When the marriage has been solemnized the marriage officer shall enter the details in the marriage certificate book, which shall be signed by the parties and three witnesses. The certificate shall be the conclusive evidence of the marriage.

EVICTION OF TENANTS

Karnataka Rent Act 1999 provides various grounds, on which a tenant can be evicted from a premises by the Landlord. Every such eviction shall be in pursuance to an order from the competent Court. The Court can order the eviction of a tenant on the following grounds:
a)If a tenant has not paid the whole of the arrears of the rent, within two months from the date on which a notice of demand for payment has been served on him by the landlord.
b)If a tenant, without the consent in writing of the landlord, sublets, assigns or otherwise parts with the possession of the whole or any part of the premises.
c)If a tenant has used the premises for any purpose other than that for which they were let, without the consent of the landlord.
d)If the tenant or any members of his family has not been in occupation thereof for a period of six months.
e)If the tenant has not been in occupation thereof without a reasonable cause for a period of two years.
f)If the premises have become unsafe for human habitation and are required by the landlord for carrying out repairs which cannot be done with out the premises being vacated.
g)If the premises are required by the landlord, for the purpose of immediate demolition, as ordered by the Government or any local authority.
h)If the premises or any part thereof are required by the landlord for carrying out any repairs which cannot be done without the premises being vacated.

The other grounds by which, a tenant can be ordered to be evicted from the rental premises, by a competent court are:

a)             If the premises consists of not more than two floors, and the same are required by the landlord, for the purpose of immediate demolition, to rebuild the same.
b)If the tenant, his spouse or dependent living with him, has built or acquired a premises.
c)If the premises were let to the tenant for use as a resident during his employment under the landlord and the tenant has ceased to be in such employment under the landlord.
d)If the tenant has caused substantial damages or alteration to the premises which has the effect of changing its identity or diminishing its value.
e)             If the tenant has been convicted with causing nuisance or annoyance to a person living in the neighborhood.
f)If the tenant has been convicted for using the premises for illegal or immoral purpose.
g)If the tenant has used the premises in a manner contrary to any condition imposed on the landlord by the government or the local authority while giving him a lease of the land on which the premises are situated.

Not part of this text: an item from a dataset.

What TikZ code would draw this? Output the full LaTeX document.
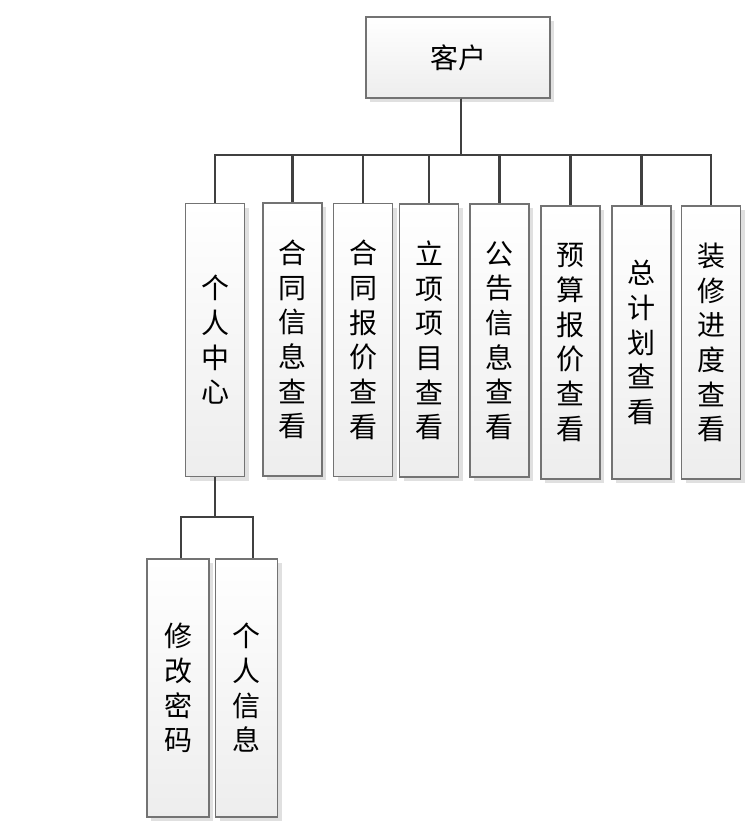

The other grounds by which, a tenant can be ordered to be evicted from the rental premises, by a competent court are:

That the tenant in his reply having denied the ownership of landlord, has failed to prove it or that such denial was not made in a bonafide manner;
That the person in occupation of the premises has failed to prove that he is a bonafide tenant,
That the tenant after having agreed with or having informed the landlord in writing the date to vacate the premise, does not do so on or after the date so agreed or informed;
That the premises let are required, whether in the same form or after reconstruction or rebuilding, by the landlord for occupation for himself or for any member of his family if he is the owner thereof, or for any person for whose benefit the premises are held and that the landlord or such person for whose benefit the premises are held and that the landlord or such person has no other reasonably suitable accommodation;
Further, when a Government servant or employ of local authority is provided with official quarters and if such servant owns a premises in his work place and he is asked to vacate the quarters on that ground, then he is entitled to immediate possession, of that premises, within 60 days from the date of eviction order.
The members of armed forces are also entitled to recover immediate possession of the premises. The person who has served in the defense and who has let out his house to the tenant is entitled to recover immediate possession of the same.